UPDATING THE INEVITABLE
Everything needs updating eventually: kitchen cabinets, paint jobs, weird, bizarre directions your eyebrows start to grow.
And your address book. Reading your address book is a trip through the stages of your life. The memories aroused when you read names of past contacts awaken all kinds of feelings. Coming across a name, address and number brings back memories. An address book is a grand party of memories linked together in alphabetical order. One friend whose name I found caused me to think,
“I remember the times we’d speak while we watched the children play. We opened our hearts to each other and spoke in uncensored ways that revealed our innocence and trust way back then. Life has taught us not to be so free with our secrets. Life has frightened us to trust. That freedom will never happen again. Now thoughts and feelings are shared with groups, such as the reading group, where discussions of authors’ work bring us to express our own. We reveal our emotions through the writings of others.

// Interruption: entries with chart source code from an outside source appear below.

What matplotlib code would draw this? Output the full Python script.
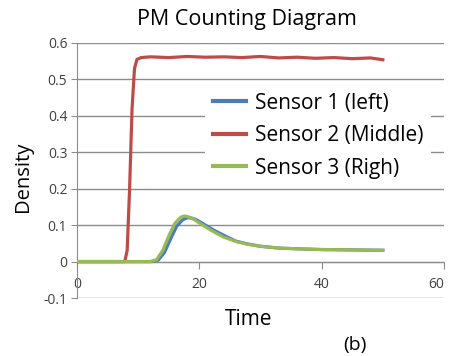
import matplotlib
matplotlib.use("Agg")
import matplotlib.pyplot as plt

plt.rcParams['font.family'] = ['Open Sans', 'DejaVu Sans']

# values
t_red = [0, 7.8, 8.2, 8.6, 9.0, 9.4, 9.8, 10.5, 12, 15, 18, 21, 24, 27, 30, 33, 36, 39, 42, 45, 48, 50]
s2 = [0, 0, 0.03, 0.2, 0.42, 0.53, 0.555, 0.56, 0.562, 0.56, 0.563, 0.561, 0.562, 0.56, 0.563, 0.559, 0.561, 0.558, 0.56, 0.557, 0.559, 0.554]

t_green = [0, 12, 13, 14, 15, 16, 17, 17.5, 18, 19, 20, 22, 24, 26, 28, 30, 33, 36, 40, 45, 50]
s3 = [0, 0, 0.005, 0.03, 0.07, 0.105, 0.122, 0.125, 0.124, 0.117, 0.106, 0.085, 0.067, 0.055, 0.047, 0.042, 0.037, 0.035, 0.033, 0.032, 0.031]

t_blue = [0, 12.3, 13.3, 14.3, 15.3, 16.3, 17.3, 18, 18.6, 19.5, 20.5, 22.5, 24.5, 26, 28, 30, 33, 36, 40, 45, 50]
s1 = [0, 0, 0.004, 0.025, 0.062, 0.097, 0.115, 0.12, 0.12, 0.115, 0.105, 0.085, 0.068, 0.056, 0.048, 0.042, 0.037, 0.035, 0.033, 0.032, 0.031]

labels = ["Sensor 1 (left)", "Sensor 2 (Middle)", "Sensor 3 (Righ)"]
colors = ["#4a7ebb", "#be4b48", "#98b954"]

fig = plt.figure(figsize=(4.52, 3.56), dpi=100)
ax = fig.add_axes([77 / 452, 1 - 298 / 356, 367 / 452, 255 / 356])

ax.plot(t_blue, s1, color=colors[0], lw=2.3, label=labels[0], zorder=3)
ax.plot(t_red, s2, color=colors[1], lw=2.3, label=labels[1], zorder=3)
ax.plot(t_green, s3, color=colors[2], lw=2.3, label=labels[2], zorder=4)

ax.set_xlim(0, 60)
ax.set_ylim(-0.1, 0.6)
ax.set_xticks([0, 20, 40, 60])
ax.set_yticks([-0.1, 0, 0.1, 0.2, 0.3, 0.4, 0.5, 0.6])
ax.set_yticklabels(["-0.1", "0", "0.1", "0.2", "0.3", "0.4", "0.5", "0.6"])
ax.grid(axis='y', color='#8c8c8c', lw=1)
ax.set_axisbelow(True)

for s in ['top', 'right']:
    ax.spines[s].set_visible(False)
ax.spines['bottom'].set_position(('data', 0))
ax.spines['bottom'].set_color('#8c8c8c')
ax.spines['left'].set_color('#8c8c8c')
ax.tick_params(axis='x', direction='out', length=5, color='#8c8c8c', labelsize=10, pad=6, labelcolor='#404040')
ax.tick_params(axis='y', direction='out', length=4, color='#8c8c8c', labelsize=10, pad=3, labelcolor='#404040')
ax.get_xticklabels()[-1].set_horizontalalignment('right')
ax.get_xticklabels()[-1].set_x(60)

fig.text(247 / 452, 1 - 19 / 356, "PM Counting Diagram", fontsize=15.5, ha='center', va='center')
ax.set_ylabel("Density", fontsize=14.5)
ax.yaxis.set_label_coords(-0.12, 0.475)
ax.set_xlabel("Time", fontsize=15,
              bbox=dict(facecolor='white', edgecolor='none', pad=12))
ax.xaxis.set_label_coords(0.468, -0.045)

leg = ax.legend(loc='upper left', bbox_to_anchor=(118 / 367, 0.875), frameon=True, fontsize=15,
                handlelength=1.6, labelspacing=0.55, borderpad=0.35, handletextpad=0.45)
leg.get_frame().set_edgecolor('none')
leg.get_frame().set_facecolor('white')
leg.get_frame().set_alpha(1)
leg.get_frame().set_boxstyle('square', pad=0)
for h in leg.get_lines():
    h.set_linewidth(3)

fig.text(355 / 452, 1 - 345 / 356, "(b)", fontsize=14, ha='center', va='center')

fig.savefig("out.png", dpi=100)
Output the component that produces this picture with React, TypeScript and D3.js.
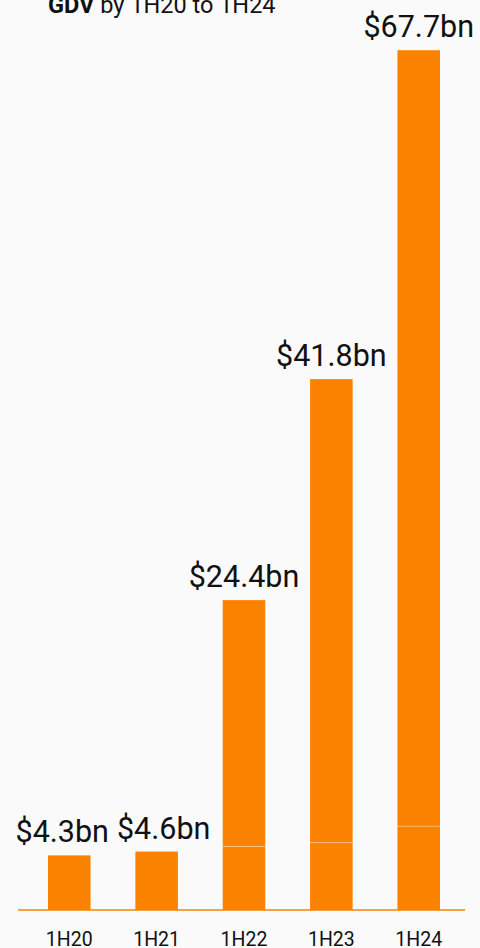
import * as d3 from "d3";
import React, { useEffect, useRef } from "react";

const periods = ["1H20", "1H21", "1H22", "1H23", "1H24"];
const totals = [4.3, 4.6, 24.4, 41.8, 67.7];
const baseSegment = [4.3, 4.6, 5.0, 5.3, 6.6];
const totalLabels = ["$4.3bn", "$4.6bn", "$24.4bn", "$41.8bn", "$67.7bn"];

const W = 480;
const H = 948;
const ORANGE = "#fb8200";

const App: React.FC = () => {
  const svgRef = useRef<SVGSVGElement>(null);
  const x = d3.scaleBand<string>().domain(periods).range([48, 440]).paddingInner(0.513).paddingOuter(0);
  const y = d3.scaleLinear().domain([0, 70]).range([910, 21]);

  const rows = periods.map((p, i) => ({
    period: p,
    base: baseSegment[i],
    total: totals[i],
    label: totalLabels[i],
  }));

  // push apart value labels that sit at the same height and collide
  useEffect(() => {
    const nodes = d3.select(svgRef.current).selectAll<SVGTextElement, unknown>("text.val").nodes();
    for (let i = 0; i < nodes.length - 1; i++) {
      const a = nodes[i].getBBox();
      const b = nodes[i + 1].getBBox();
      const vOverlap = a.y < b.y + b.height && b.y < a.y + a.height;
      const gap = 8;
      const overlap = a.x + a.width + gap - b.x;
      if (vOverlap && overlap > 0) {
        const ax = +nodes[i].getAttribute("x")!;
        const bx = +nodes[i + 1].getAttribute("x")!;
        nodes[i].setAttribute("x", String(ax - overlap / 2));
        nodes[i + 1].setAttribute("x", String(bx + overlap / 2));
      }
    }
  }, []);

  return (
    <svg
      ref={svgRef}
      width={W}
      height={H}
      style={{ position: "absolute", left: 0, top: 0, background: "#fafafa", fontFamily: "Roboto, sans-serif" }}
    >
      <text x={48} y={13} fontSize={23.5} fill="#111">
        <tspan fontWeight="bold">GDV</tspan> by 1H20 to 1H24
      </text>
      {rows.map((d) => (
        <g key={d.period}>
          <rect
            x={x(d.period)}
            y={y(d.base)}
            width={x.bandwidth()}
            height={y(0) - y(d.base)}
            fill={ORANGE}
          />
          {d.total > d.base && (
            <rect
              x={x(d.period)}
              y={y(d.total)}
              width={x.bandwidth()}
              height={y(d.base) - y(d.total)}
              fill={ORANGE}
            />
          )}
          {d.total > d.base && (
            <line
              x1={x(d.period)}
              x2={(x(d.period) || 0) + x.bandwidth()}
              y1={y(d.base)}
              y2={y(d.base)}
              stroke="#ffffff"
              strokeOpacity={0.35}
              strokeWidth={1}
            />
          )}
          <text
            className="val"
            x={(x(d.period) || 0) + x.bandwidth() / 2}
            y={y(d.total) - 13}
            textAnchor="middle"
            fontSize={30.5}
            fill="#111"
          >
            {d.label}
          </text>
          <text
            x={(x(d.period) || 0) + x.bandwidth() / 2}
            y={946}
            textAnchor="middle"
            fontSize={19.5}
            fill="#111"
          >
            {d.period}
          </text>
        </g>
      ))}
      <line x1={18} x2={465} y1={y(0)} y2={y(0)} stroke={ORANGE} strokeWidth={1.5} />
    </svg>
  );
};

export default App;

Rewriting the address book requires tests of loyalty, persistence and a little bit of pragmatic sadism. Have you changed your address book since phone numbers consisted of names and numbers, as in Butterfield 8-2000? Since party lines disappeared? Since telephones were connected to wall outlets?
- “I haven’t heard from her in ages. Why should I put her number in the new book?”
- ”We haven’t been in touch since the school fund raiser, and our children graduated back in the 90‘s.”
- “He retired and left a zillion years ago. His new number isn’t even in this area code.”
Divorces wreck address books. They do one of two things to your book: remove one contact, or add one more. Retirement changes addresses, towns and states, making your list obsolete. Death is a permanent status, and keeping the departed’s contact information can be misleading.
Does your new address book offer spaces for land line phones and cell phones? Home numbers and work numbers? Fax numbers? Email addresses?
This is all too complicated. I’ll just order some additional blank pages and keep everyone where they should be and always were, if only in my memory.